Thank you to NetGalley and the publishers for granting me access to this e-ARC!
I am a big fan of Ace of Spades, it was one of the books that initially got me back into reading after a big slump and so I was really really excited to read this new release! Overall, I found this book to be ok. It wasn't as good as Ace of Spades in my opinion, and the plot and execution just didn't feel as strong. However, I did find it tense and easy to follow and I was mostly engaged with the story. I think that lots of people will adore this book but for me it just fell a bit flat.
Thank you NetGalley and the publisher for an e-ARC in exchange for my honest review.
3.5 stars rounded to 4
This was a darkly atmospheric mystery which started off extremely strong with an elite academy setting, plenty of creepy and unnerving vibes and a FMC with possible skeletons in her closet. I warmed to the MC immediately and was very invested in the story but something about the pacing was a bit off for me - it felt really slow and kinda lagged at stages where I felt it should pick up a bit.
Overall the plot was intriguing and although I guessed a few twists I was still taken by surprise a couple of times too. I'd say don't go in expecting a full thriller. It's definitely more mystery vibes!
I LOVED Ace of Spades, so as soon as I finished it I dove straight into this one! And while there was lots to love, there was also a lot that didn’t really work for me.
I really enjoyed the start and end of this book. The introduction to the boarding school was great, with a nice mix of pop culture references and spooky mystery. The final 20% or so of the book was filled with twists and turns, and a conclusion that was frustrating in the best kind of way.
In between was where it was let down for me. The pace slowed right down, and tonally it felt quite scattered. It was so long but it didn’t feel like the characters or their relationships were explored as much as they could have been. As much as I enjoyed the reveals towards the end of the book, there was my least favourite kind of plot twist, which is an unprecedented reveal about the main character’s history. It’s a real pet peeve of mine, and it really bugged me when it could have had such a good build up!
Overall, this was a good book that was just one ruthless edit away from being a brilliant book.
I received a free copy for an honest review.
Really engaging read. It's like a mystery where the story is a mystery but so is the MC.
There were some great twists and turns and i liked the reality of what happened to the bad guys in the end.
It felt t very truthful, upsetting and real to the world we live in.
This book felt a bit too real for me.
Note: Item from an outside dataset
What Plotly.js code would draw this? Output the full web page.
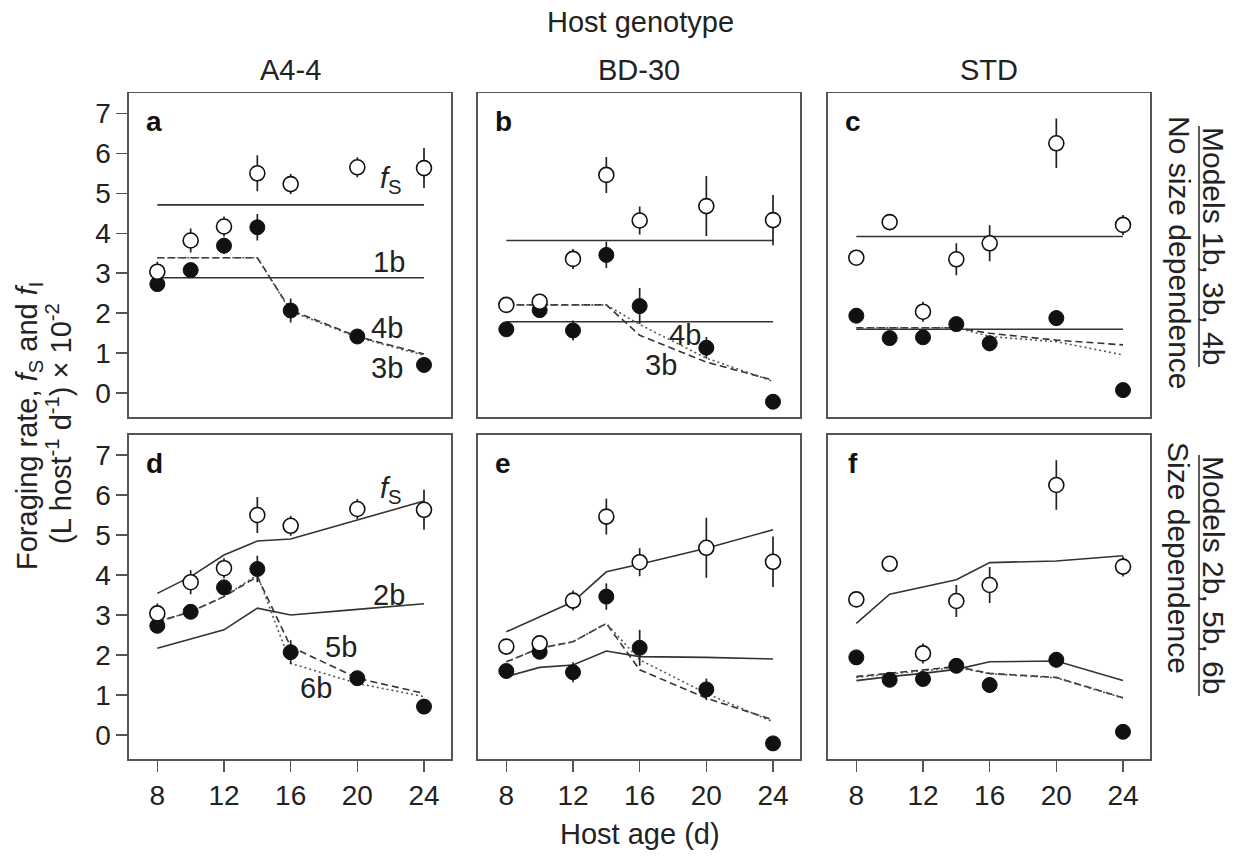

Somewhat to close to home but absolutely necessary.
Love this author, they are someone who writes fiction that you can tell they gave something of themselves to write it. But also grips you with the story. While being true to the absolute trauma of surviving. Will be recommending this book everywhere.
Another good story by this author. The main protagonist was an interesting character, although I finished the book wondering if I really knew her. The pacing was a little slow but the ending tied everything up well. I liked the boarding school setting, the underlying dark themes, and how they were dealt with in a sensitive way. Another good read by this author and look forward to the next one.
Thank you NetGalley for the E-arc in exchange for an honest review.
4.5⭐️
I really enjoyed this book, it’s so well- written and thought out and the mystery of the book reeled me in from the very beginning. I really love how the author blend really important issues into her books, and I thought it was done really well here.
I did feel a little let down when the mystery was revealed, even though it gave the characters a somewhat of a happy ending I did think it could have been done a different way. But that’s my only drawback from the story.